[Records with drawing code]
=-=-=
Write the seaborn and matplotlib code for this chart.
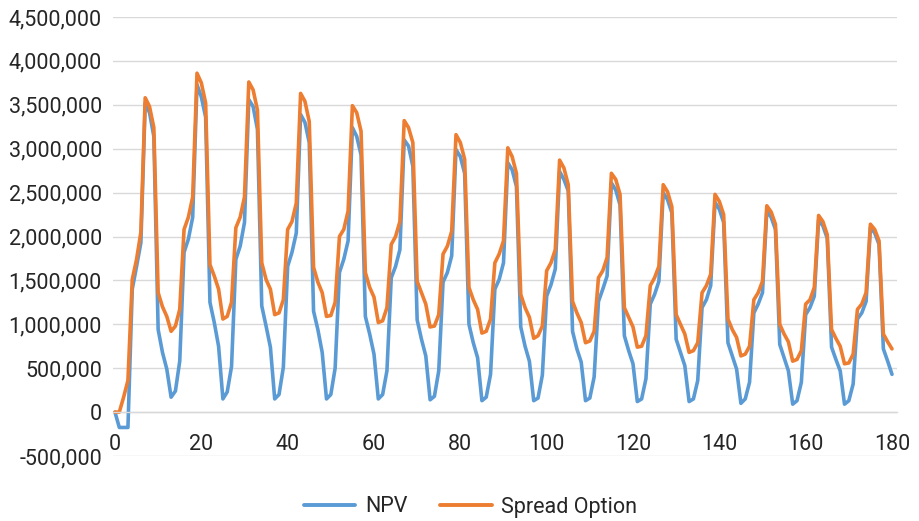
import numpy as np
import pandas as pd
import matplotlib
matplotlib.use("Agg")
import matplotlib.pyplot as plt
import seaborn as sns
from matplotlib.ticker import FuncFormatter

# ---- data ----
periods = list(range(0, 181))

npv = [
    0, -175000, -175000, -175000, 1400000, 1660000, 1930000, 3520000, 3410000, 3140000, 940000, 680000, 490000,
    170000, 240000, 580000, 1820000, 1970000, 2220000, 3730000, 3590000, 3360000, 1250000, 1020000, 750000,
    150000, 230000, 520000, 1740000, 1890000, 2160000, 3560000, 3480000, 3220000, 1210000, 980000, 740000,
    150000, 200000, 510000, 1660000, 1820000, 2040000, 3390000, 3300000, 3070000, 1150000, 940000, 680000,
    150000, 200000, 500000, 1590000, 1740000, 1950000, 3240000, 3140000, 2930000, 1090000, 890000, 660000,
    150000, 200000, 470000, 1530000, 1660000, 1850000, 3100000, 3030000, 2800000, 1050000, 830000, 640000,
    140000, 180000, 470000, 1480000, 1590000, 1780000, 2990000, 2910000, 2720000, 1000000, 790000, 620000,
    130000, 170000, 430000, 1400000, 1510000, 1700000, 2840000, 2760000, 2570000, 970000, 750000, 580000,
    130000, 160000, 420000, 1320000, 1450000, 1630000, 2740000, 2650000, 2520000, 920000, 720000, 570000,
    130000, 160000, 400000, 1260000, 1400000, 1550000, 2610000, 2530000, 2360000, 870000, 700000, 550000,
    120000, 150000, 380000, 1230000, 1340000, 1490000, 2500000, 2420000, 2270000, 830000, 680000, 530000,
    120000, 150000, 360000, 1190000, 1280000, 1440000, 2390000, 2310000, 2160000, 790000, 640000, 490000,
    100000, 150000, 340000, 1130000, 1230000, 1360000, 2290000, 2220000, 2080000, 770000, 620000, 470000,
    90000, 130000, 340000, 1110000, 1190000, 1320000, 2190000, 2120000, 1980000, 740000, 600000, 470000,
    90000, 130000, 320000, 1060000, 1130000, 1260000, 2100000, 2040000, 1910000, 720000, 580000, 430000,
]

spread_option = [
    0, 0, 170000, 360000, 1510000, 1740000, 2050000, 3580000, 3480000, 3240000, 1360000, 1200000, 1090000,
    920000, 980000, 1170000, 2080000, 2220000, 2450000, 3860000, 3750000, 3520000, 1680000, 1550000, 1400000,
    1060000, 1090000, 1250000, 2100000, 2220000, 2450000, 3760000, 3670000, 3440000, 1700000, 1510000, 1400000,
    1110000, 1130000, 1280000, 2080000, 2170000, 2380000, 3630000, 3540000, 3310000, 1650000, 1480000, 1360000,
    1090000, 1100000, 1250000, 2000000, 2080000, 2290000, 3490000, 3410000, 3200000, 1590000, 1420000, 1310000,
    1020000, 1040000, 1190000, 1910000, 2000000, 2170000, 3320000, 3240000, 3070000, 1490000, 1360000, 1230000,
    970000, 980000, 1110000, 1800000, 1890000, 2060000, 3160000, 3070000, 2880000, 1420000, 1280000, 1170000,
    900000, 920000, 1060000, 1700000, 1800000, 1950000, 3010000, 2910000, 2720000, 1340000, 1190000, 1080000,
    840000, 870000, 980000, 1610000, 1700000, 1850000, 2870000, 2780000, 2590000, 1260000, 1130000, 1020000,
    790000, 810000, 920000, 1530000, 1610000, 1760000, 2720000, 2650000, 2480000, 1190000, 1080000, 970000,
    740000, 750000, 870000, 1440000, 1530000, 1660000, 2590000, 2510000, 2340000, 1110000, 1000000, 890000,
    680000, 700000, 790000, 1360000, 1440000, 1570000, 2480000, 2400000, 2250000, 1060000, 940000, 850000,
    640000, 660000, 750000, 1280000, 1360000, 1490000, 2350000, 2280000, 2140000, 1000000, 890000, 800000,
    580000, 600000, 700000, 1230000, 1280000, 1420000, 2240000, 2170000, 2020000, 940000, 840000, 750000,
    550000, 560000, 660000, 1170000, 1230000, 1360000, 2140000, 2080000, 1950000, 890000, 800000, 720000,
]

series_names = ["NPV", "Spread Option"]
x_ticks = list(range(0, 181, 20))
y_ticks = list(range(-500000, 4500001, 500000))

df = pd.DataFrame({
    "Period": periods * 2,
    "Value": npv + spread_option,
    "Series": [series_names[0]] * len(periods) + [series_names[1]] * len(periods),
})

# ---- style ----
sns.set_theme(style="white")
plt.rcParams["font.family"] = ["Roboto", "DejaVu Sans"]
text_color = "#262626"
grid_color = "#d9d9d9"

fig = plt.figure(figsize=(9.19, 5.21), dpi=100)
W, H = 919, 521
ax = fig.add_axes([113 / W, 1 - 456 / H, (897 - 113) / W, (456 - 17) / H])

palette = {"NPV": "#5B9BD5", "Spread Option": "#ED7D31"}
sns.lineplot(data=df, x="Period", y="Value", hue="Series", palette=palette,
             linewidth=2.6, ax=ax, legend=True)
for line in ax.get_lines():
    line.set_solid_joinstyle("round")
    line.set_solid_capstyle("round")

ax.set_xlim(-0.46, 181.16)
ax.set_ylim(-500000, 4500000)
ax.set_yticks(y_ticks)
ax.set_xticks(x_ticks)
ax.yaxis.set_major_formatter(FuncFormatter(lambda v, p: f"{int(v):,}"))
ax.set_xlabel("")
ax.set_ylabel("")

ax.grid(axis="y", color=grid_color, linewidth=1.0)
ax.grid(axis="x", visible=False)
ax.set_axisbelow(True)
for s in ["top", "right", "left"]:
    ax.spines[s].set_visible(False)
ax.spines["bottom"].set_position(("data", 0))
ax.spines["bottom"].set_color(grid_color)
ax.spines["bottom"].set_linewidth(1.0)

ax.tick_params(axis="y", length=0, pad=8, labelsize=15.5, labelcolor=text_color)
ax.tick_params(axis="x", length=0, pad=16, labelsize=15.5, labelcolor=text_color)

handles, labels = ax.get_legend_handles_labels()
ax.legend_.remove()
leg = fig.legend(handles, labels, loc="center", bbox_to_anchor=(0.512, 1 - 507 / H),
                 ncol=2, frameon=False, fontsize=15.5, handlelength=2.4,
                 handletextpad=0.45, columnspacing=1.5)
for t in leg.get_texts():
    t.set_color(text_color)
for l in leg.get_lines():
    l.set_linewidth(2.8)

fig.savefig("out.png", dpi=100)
=-=-=
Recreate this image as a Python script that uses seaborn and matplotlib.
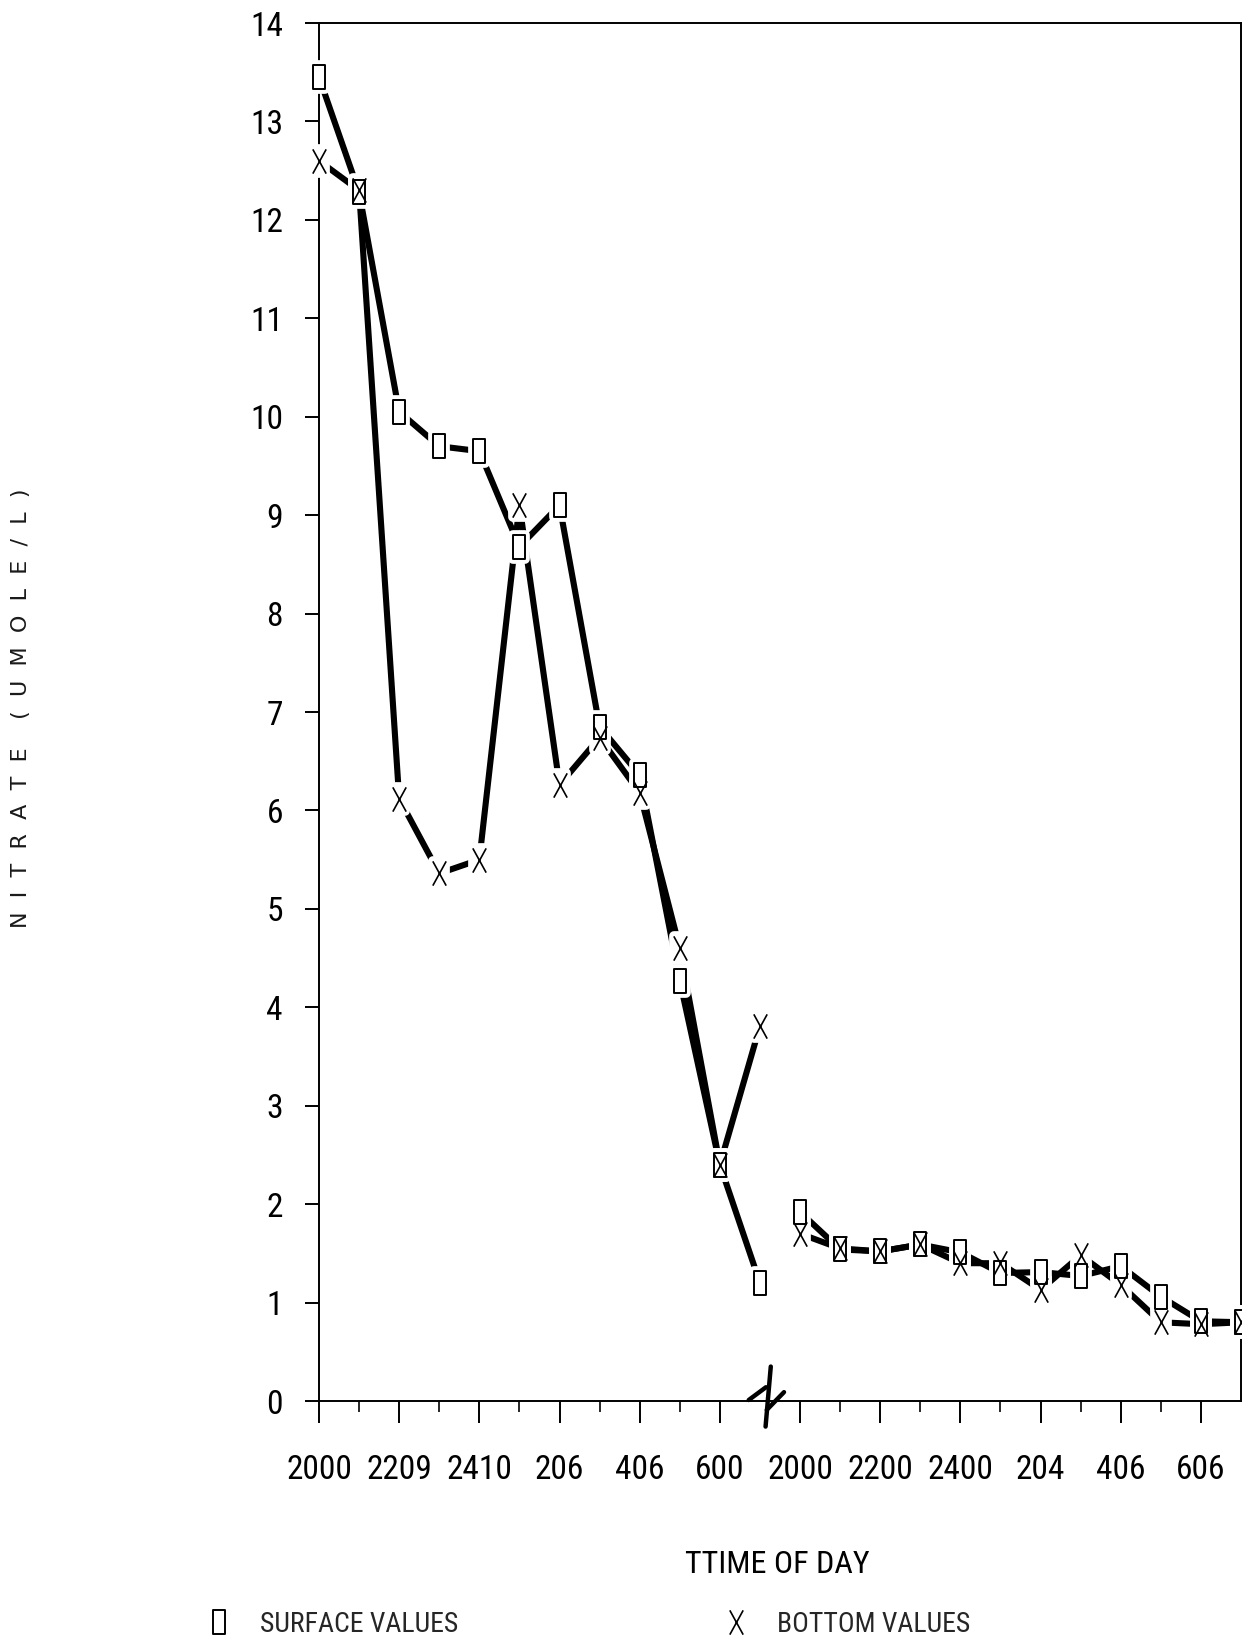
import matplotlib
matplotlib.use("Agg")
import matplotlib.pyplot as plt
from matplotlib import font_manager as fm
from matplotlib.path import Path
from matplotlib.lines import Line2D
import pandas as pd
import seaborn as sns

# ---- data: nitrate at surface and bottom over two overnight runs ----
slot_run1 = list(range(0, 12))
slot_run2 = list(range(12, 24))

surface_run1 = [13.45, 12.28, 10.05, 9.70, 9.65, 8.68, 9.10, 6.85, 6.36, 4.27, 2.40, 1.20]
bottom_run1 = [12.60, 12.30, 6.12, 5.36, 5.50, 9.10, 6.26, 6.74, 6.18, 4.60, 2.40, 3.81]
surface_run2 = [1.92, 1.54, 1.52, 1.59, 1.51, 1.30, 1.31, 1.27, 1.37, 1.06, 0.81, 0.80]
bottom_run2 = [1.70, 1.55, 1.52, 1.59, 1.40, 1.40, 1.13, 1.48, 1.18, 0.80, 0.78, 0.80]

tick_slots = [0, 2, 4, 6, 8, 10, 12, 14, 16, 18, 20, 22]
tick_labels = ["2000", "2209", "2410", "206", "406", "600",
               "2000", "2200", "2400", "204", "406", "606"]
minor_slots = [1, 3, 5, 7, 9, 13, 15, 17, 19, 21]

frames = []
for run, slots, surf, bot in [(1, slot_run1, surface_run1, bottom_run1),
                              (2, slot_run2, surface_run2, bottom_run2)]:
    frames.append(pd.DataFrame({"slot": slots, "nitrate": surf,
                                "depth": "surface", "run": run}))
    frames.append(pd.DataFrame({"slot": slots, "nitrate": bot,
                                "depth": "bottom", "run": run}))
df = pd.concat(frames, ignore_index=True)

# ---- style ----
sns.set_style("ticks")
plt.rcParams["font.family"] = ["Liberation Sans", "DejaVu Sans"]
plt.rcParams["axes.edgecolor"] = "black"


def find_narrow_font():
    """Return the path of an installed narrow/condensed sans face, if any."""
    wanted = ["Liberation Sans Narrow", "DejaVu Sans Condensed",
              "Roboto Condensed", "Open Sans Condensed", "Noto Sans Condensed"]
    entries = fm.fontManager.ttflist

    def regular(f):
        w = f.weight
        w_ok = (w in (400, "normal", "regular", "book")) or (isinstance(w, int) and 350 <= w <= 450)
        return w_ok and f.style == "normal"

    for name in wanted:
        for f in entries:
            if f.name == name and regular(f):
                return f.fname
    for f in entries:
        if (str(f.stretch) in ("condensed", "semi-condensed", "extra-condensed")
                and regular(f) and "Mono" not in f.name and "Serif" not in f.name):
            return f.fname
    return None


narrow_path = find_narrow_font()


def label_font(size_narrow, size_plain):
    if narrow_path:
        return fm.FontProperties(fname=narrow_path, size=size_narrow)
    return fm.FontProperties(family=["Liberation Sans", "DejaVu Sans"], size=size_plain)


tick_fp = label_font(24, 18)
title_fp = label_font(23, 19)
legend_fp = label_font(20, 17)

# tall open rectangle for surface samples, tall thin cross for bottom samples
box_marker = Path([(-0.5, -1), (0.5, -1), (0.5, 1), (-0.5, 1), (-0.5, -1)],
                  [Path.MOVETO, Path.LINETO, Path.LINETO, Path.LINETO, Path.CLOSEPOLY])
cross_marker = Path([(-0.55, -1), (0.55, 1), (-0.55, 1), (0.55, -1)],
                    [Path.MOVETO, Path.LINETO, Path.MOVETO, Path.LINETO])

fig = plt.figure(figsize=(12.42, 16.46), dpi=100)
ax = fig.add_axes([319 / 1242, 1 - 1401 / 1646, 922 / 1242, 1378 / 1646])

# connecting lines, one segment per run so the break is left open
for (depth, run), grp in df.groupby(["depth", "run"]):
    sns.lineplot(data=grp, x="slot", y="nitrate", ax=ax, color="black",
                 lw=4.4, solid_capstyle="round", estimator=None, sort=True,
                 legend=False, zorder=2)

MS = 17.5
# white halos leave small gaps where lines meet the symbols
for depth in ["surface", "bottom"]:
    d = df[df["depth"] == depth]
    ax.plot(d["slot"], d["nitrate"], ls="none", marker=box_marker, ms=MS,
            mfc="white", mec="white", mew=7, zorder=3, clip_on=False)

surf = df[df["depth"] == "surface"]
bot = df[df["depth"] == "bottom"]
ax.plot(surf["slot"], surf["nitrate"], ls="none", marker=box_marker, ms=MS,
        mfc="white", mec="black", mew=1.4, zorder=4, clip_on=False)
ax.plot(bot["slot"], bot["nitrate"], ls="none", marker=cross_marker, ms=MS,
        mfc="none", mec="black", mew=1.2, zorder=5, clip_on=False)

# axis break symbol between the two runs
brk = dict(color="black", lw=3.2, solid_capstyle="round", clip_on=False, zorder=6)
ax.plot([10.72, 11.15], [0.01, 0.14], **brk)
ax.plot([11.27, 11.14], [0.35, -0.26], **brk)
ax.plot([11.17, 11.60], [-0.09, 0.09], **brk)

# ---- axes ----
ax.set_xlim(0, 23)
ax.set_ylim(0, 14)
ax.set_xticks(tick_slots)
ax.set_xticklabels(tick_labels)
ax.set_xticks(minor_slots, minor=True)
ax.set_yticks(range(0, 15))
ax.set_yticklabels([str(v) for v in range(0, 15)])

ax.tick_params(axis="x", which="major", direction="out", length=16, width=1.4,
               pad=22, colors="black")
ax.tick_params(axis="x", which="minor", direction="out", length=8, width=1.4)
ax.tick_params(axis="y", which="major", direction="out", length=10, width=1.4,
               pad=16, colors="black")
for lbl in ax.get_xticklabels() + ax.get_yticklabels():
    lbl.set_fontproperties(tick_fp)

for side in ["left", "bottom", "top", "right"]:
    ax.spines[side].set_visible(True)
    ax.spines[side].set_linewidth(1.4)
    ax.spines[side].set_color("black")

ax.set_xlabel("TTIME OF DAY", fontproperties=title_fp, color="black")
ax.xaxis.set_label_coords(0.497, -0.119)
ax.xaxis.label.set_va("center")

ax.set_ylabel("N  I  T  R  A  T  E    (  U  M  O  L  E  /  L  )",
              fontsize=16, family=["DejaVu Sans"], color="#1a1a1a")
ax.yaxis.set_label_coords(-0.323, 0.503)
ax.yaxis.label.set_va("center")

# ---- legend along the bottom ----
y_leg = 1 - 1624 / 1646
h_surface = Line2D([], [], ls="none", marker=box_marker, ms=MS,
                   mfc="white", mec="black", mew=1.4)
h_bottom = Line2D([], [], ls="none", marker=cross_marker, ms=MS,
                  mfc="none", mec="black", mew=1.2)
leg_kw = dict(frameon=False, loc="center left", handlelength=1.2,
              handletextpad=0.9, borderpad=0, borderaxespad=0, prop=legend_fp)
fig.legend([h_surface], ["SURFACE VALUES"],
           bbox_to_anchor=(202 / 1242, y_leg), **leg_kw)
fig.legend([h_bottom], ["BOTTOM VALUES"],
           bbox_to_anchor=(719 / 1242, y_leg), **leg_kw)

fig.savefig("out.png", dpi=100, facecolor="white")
=-=-=
> _What is asked_
Look above for the line with "Write the seaborn", then print it and each line after it down to and including the line with "from matplotlib.ticker import FuncFormatter". Leave out the pictures and keep the wording exact.

> _Expected answer_
Write the seaborn and matplotlib code for this chart.
import numpy as np
import pandas as pd
import matplotlib
matplotlib.use("Agg")
import matplotlib.pyplot as plt
import seaborn as sns
from matplotlib.ticker import FuncFormatter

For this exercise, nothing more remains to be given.